Wednesday, October 17, 2012
The Atrium (Hyatt Regency)
Poster Board # 49
INFORMS (INF), Quantitative Methods and Theoretical Developments (MET)
Candidate for the Lee B. Lusted Student Prize Competition

Ayman M. Shalaby, M.Eng and Daniel J. Lizotte, PhD, University of Waterloo, Waterloo, ON, Canada

Purpose:  The purpose of our work is to develop a system for automatic contact tracing with the goal of identifying individuals who are most likely infected, even if we do not have direct diagnostic information on their health status. Control of the spread of respiratory pathogens (e.g. novel influenza viruses) in the population using vaccination is a challenging problem that requires quick identification of the infectious agent followed by large-scale production and administration of a vaccine. This takes a significant amount of time.  A complementary approach to control transmission is contact tracing and quarantining, which are currently applied to sexually transmitted diseases (STDs).  For STDs, identifying the contacts that might have led to disease transmission is relatively easy; however, for respiratory pathogens, the contacts that can lead to transmission include a huge number of face-to-face daily social interactions that are impossible to trace manually.

Method:  We developed a dynamic Bayesian network model to process sensor information from users' cellphones together with (possibly incomplete) diagnosis information to track the spread of disease in a population. Our model tracks real-time proximity contacts and can provide public health agencies with the probability of infection for each individual in the model. For testing our algorithm, we used a real-world mobile sensor dataset with 120 individuals collected over a period of 9 months, and we simulated an outbreak.

Result: We ran several experiments where different sub-populations were “infected” and “diagnosed.” By using the contact information, our model was able to automatically identify individuals in the population who were likely to be infected even though they were not directly “diagnosed” with an illness.
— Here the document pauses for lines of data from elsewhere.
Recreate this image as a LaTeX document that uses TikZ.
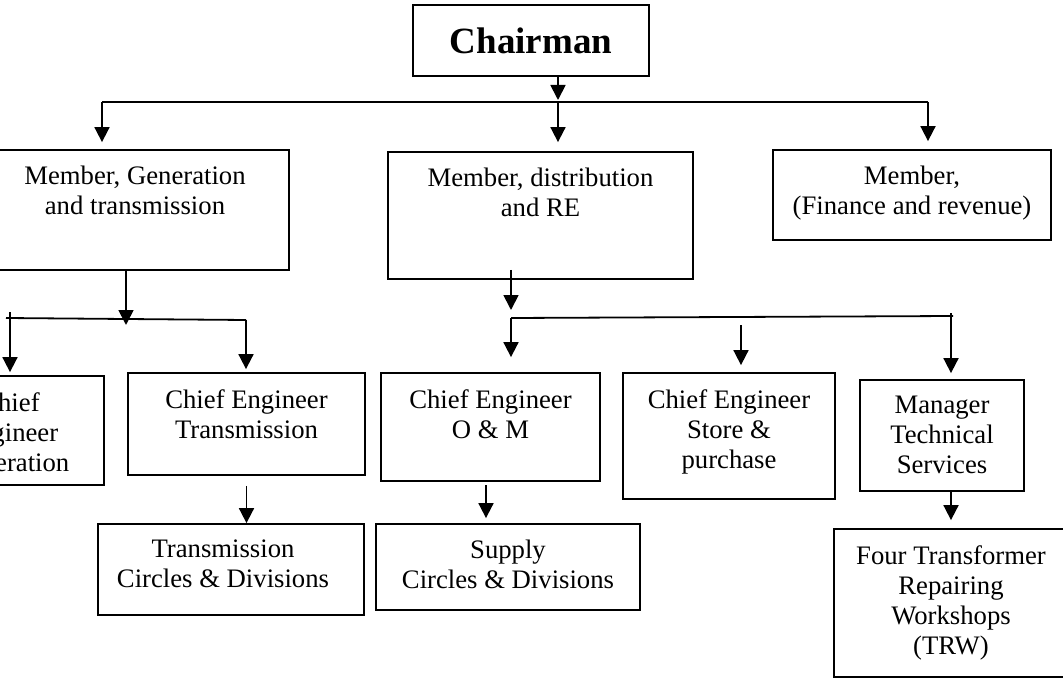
\documentclass[tikz,border=0pt]{standalone}
\usepackage{fontspec}
\setmainfont{Liberation Serif}
\usetikzlibrary{arrows.meta}

\begin{document}
\begin{tikzpicture}[
		x=1pt, y=-1pt,
		box/.style={rectangle,draw,line width=1.8pt,inner sep=0pt},
		txt/.style={below,inner sep=0pt,align=center,yshift=-17pt},
		link/.style={->,line width=1.8pt},
		>={Triangle[width=15pt,length=15pt]},
		font=\fontsize{26.7}{30}\selectfont]
	\useasboundingbox (0,0) rectangle (1063,679);
	\clip (0,0) rectangle (1063,679);
	%% define boxes
	\node (chair) at (531,40.5) [box, minimum width=236pt, minimum height=71pt, font=\fontsize{37}{40}\selectfont\bfseries] {Chairman};
	\node (gen) at (135,210) [box, minimum width=308pt, minimum height=120pt, label={[txt]north:{Member, Generation\\and transmission}}] {};
	\node (dist) at (540.5,215.5) [box, minimum width=305pt, minimum height=127pt, label={[txt]north:{Member, distribution\\and RE}}] {};
	\node (fin) at (912,195) [box, minimum width=278pt, minimum height=90pt, label={[txt]north:{Member,\\(Finance and revenue)}}] {};
	\node (ceg) at (5,430.5) [box, minimum width=198pt, minimum height=109pt, label={[txt,xshift=5pt]north:{Chief\\Engineer\\Generation}}] {};
	\node (cet) at (246.5,424) [box, minimum width=237pt, minimum height=102pt, label={[txt]north:{Chief Engineer\\Transmission}}] {};
	\node (tc) at (231,569.5) [box, minimum width=266pt, minimum height=91pt, label={[txt,xshift=-8pt]north:{Transmission\\Circles \& Divisions}}] {};
	\node (om) at (490.5,427) [box, minimum width=219pt, minimum height=108pt, label={[txt]north:{Chief Engineer\\O \& M}}] {};
	\node (sup) at (508,567) [box, minimum width=264pt, minimum height=86pt, label={[txt]north:{Supply\\Circles \& Divisions}}] {};
	\node (store) at (729,436) [box, minimum width=212pt, minimum height=126pt, label={[txt]north:{Chief Engineer\\Store \&\\purchase}}] {};
	\node (mgr) at (942,435.5) [box, minimum width=164pt, minimum height=111pt, label={[txt]north:{Manager\\Technical\\Services}}] {};
	\node (four) at (951,603) [box, minimum width=234pt, minimum height=148pt, label={[txt]north:{Four Transformer\\Repairing\\Workshops\\(TRW)}}] {};
	%% connectors from chairman
	\coordinate (tbus) at (558,102);
	\coordinate (tbusl) at (102,102);
	\coordinate (tbusr) at (928,102);
	\draw[link, shorten >=2pt] (chair.south -| tbus) -- (tbus);
	\draw[line width=1.8pt] (tbusl) -- (tbusr);
	\draw[link, shorten >=7pt] (tbusl) -- (tbusl |- gen.north);
	\draw[link, shorten >=9pt] (tbus) -- (tbus |- dist.north);
	\draw[link, shorten >=8pt] (tbusr) -- (tbusr |- fin.north);
	%% generation branch
	\coordinate (gbusl) at (10,318);
	\coordinate (gbusm) at (126,319);
	\coordinate (gbusr) at (246,320);
	\draw[link, shorten >=-6pt] (gen.south -| gbusm) -- (gbusm);
	\draw[line width=1.8pt] ([xshift=-4pt]gbusl) -- (gbusr);
	\draw[link, shorten >=3pt] ([yshift=6pt]gbusl) -- (gbusl |- ceg.north);
	\draw[link, shorten >=3pt] (gbusr) -- (gbusr |- cet.north);
	\draw[link, shorten <=10pt] (cet.south) -- (cet.south |- tc.north);
	%% distribution branch
	\coordinate (dbusl) at (511,318);
	\coordinate (dbusm) at (741,317);
	\coordinate (dbusr) at (951,316);
	\draw[link, shorten <=-10pt, shorten >=8pt] (dist.south -| dbusl) -- (dbusl);
	\draw[line width=1.8pt] (dbusl) -- ([xshift=2pt]dbusr);
	\draw[link, shorten >=15pt] (dbusl) -- (dbusl |- om.north);
	\draw[link, shorten <=8pt, shorten >=7pt] (dbusm) -- (dbusm |- store.north);
	\draw[link, shorten >=6pt] ([yshift=3pt]dbusr) -- (dbusr |- mgr.north);
	%% lower arrows
	\coordinate (omsup) at (486,485);
	\coordinate (mgrfour) at (951,491);
	\draw[link, shorten >=5pt] (omsup) -- (omsup |- sup.north);
	\draw[link, shorten >=8pt] (mgrfour) -- (mgrfour |- four.north);
\end{tikzpicture}
\end{document}
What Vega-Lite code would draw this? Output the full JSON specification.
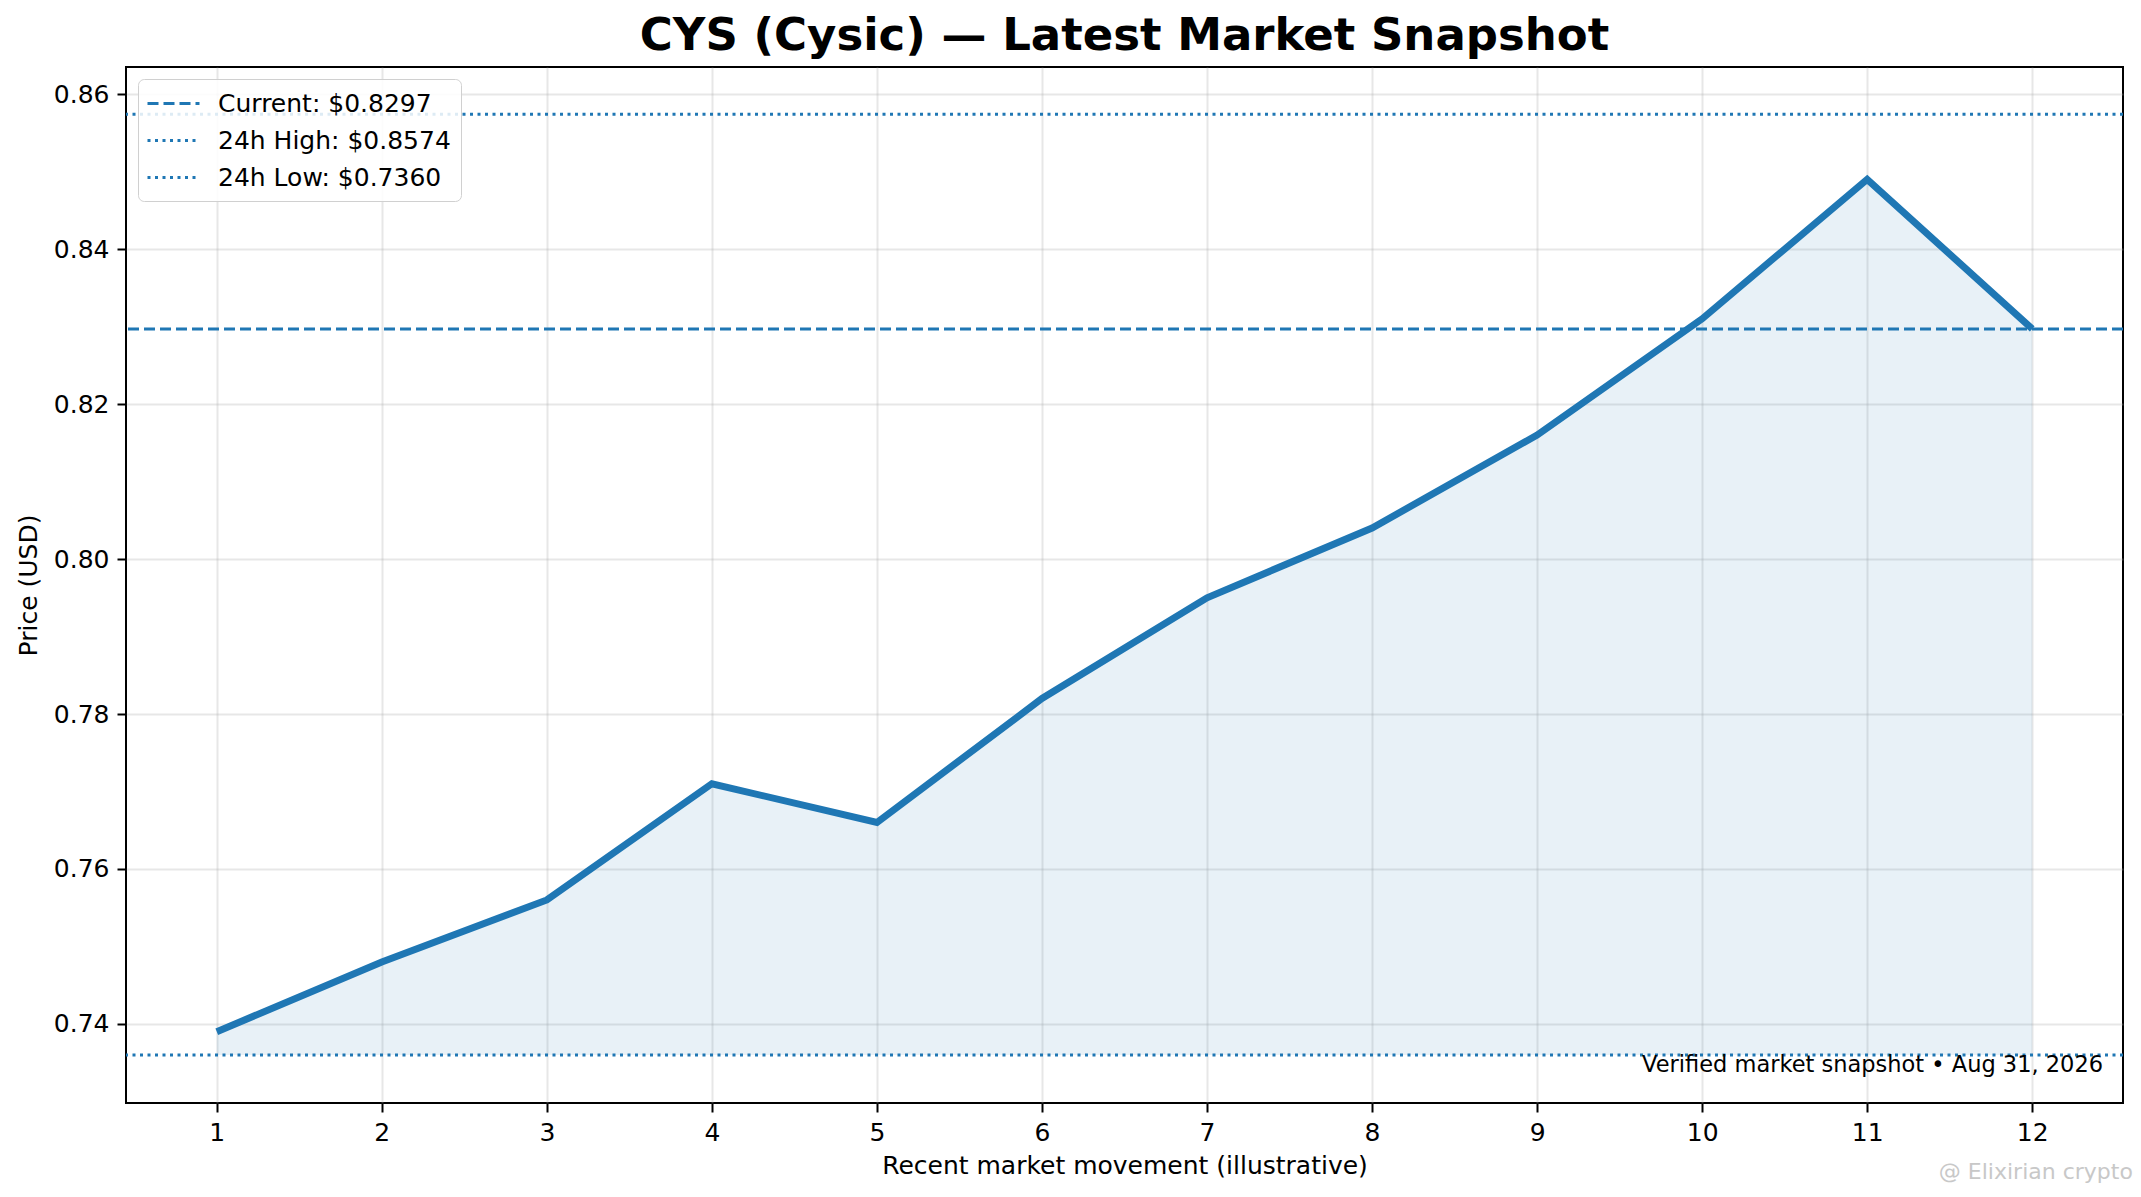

Conclusion: Automatic contact tracing for respiratory pathogens is a powerful idea, however we have identified several implementation challenges.  The first challenge is scalability: we note that a contact tracing system with a hundred thousand individuals requires a Bayesian model with a billion nodes. Bayesian inference on models of this scale is an open problem and an active area of research. The second challenge is privacy protection: although the test data were collected in an academic setting, deploying any system will require appropriate safeguards for user privacy. Nonetheless, our work illustrates the potential for broader use of contact tracing for modeling and controlling disease transmission.